Written task: Output every line exactly as written. Leave out pictures.
● ● ● ● ●
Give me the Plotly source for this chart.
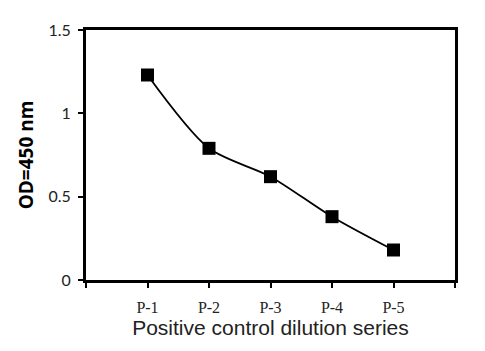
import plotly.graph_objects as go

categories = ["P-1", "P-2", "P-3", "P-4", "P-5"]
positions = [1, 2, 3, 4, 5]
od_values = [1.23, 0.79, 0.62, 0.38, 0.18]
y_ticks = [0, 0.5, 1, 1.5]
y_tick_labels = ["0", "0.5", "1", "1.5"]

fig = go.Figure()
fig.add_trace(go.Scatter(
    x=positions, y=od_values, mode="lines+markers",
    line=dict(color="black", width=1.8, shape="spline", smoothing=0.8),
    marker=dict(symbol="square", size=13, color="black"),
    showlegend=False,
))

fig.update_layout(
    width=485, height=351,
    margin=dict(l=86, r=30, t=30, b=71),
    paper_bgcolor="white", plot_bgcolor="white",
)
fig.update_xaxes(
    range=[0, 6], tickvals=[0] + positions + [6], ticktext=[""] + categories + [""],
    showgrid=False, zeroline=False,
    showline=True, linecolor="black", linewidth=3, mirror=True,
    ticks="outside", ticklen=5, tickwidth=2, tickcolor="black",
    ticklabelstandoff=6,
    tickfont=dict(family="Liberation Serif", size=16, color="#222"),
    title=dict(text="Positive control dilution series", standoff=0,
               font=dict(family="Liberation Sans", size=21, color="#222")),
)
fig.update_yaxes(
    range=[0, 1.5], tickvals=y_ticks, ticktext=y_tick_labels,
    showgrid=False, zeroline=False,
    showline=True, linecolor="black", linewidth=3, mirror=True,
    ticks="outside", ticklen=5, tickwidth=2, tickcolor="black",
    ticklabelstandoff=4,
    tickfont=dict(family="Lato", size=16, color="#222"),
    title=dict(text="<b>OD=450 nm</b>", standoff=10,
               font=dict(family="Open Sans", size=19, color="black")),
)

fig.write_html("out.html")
● ● ● ● ●
The response:
Give me the Plotly source for this chart.
import plotly.graph_objects as go

categories = ["P-1", "P-2", "P-3", "P-4", "P-5"]
positions = [1, 2, 3, 4, 5]
od_values = [1.23, 0.79, 0.62, 0.38, 0.18]
y_ticks = [0, 0.5, 1, 1.5]
y_tick_labels = ["0", "0.5", "1", "1.5"]

fig = go.Figure()
fig.add_trace(go.Scatter(
    x=positions, y=od_values, mode="lines+markers",
    line=dict(color="black", width=1.8, shape="spline", smoothing=0.8),
    marker=dict(symbol="square", size=13, color="black"),
    showlegend=False,
))

fig.update_layout(
    width=485, height=351,
    margin=dict(l=86, r=30, t=30, b=71),
    paper_bgcolor="white", plot_bgcolor="white",
)
fig.update_xaxes(
    range=[0, 6], tickvals=[0] + positions + [6], ticktext=[""] + categories + [""],
    showgrid=False, zeroline=False,
    showline=True, linecolor="black", linewidth=3, mirror=True,
    ticks="outside", ticklen=5, tickwidth=2, tickcolor="black",
    ticklabelstandoff=6,
    tickfont=dict(family="Liberation Serif", size=16, color="#222"),
    title=dict(text="Positive control dilution series", standoff=0,
               font=dict(family="Liberation Sans", size=21, color="#222")),
)
fig.update_yaxes(
    range=[0, 1.5], tickvals=y_ticks, ticktext=y_tick_labels,
    showgrid=False, zeroline=False,
    showline=True, linecolor="black", linewidth=3, mirror=True,
    ticks="outside", ticklen=5, tickwidth=2, tickcolor="black",
    ticklabelstandoff=4,
    tickfont=dict(family="Lato", size=16, color="#222"),
    title=dict(text="<b>OD=450 nm</b>", standoff=10,
               font=dict(family="Open Sans", size=19, color="black")),
)

fig.write_html("out.html")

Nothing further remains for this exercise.